LIDAR stands for light detection and ranging, and it works by sending out infrared light then measuring how long it takes for it to hit something and come back. This new sensor is supposed to be a boon for augmented reality content, although in our tests, for the time being, it didn’t seem to make AR content on the new iPad Pro any more compelling.

IPad Pro 2020 in comparison to previous iPad Pro

Object inclusion in IKEA’s AR shopping app was about the same as on the 2018 iPad Pro. And in the measure app, the 2018 iPad Pro seemed to do consistently better at measuring length the new one was about an inch off. Some app developers have expressed excitement about the new sensor, though, with some early tests showing the effect that it can have on mapping virtual spaces onto physical ones. And rumors are going around that Apple will include a LIDAR sensor in the next flagship iPhones.

IPhone 12 leaks

So, this new iPad Pro might just be serving as a testbed so that lidar-equipped AR is going to be nice and polished up by the Fall. For now, it’s a fancy new sensor with not much in the way of software support, though.

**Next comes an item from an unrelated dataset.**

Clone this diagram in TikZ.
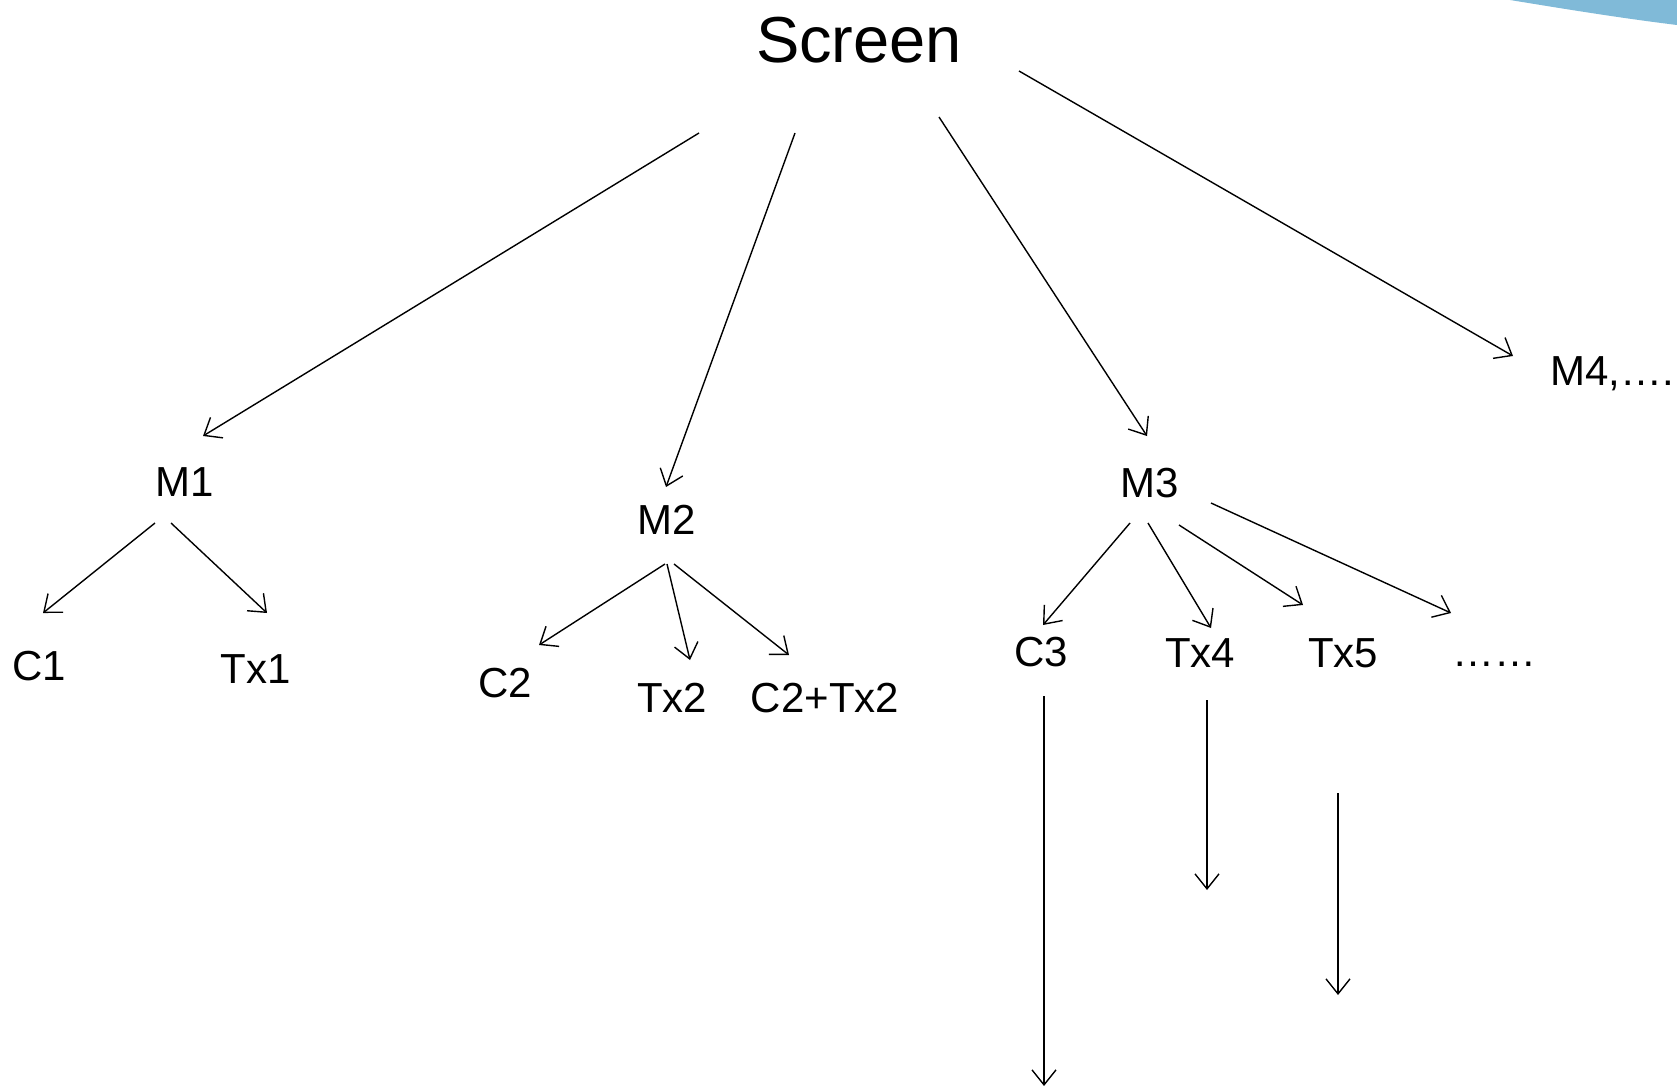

Last words about 2020 iPad Pro

All right, iPad Pro 2020 then. Maybe we were wrong when we guessed that Apple’s intentions for the iPad seemed like they were championing the iPad Pro as this groundbreaking new way for people to do work on the go you know, an iPad for pros. And now that we’ve got the next iteration of it, it’s… Well, it’s an iPad with a mouse attached to it. And another camera. And a light-bounce sensor. Which is fine, it’s big. It just leaves me questioning, who exactly it’s for? No, really, though.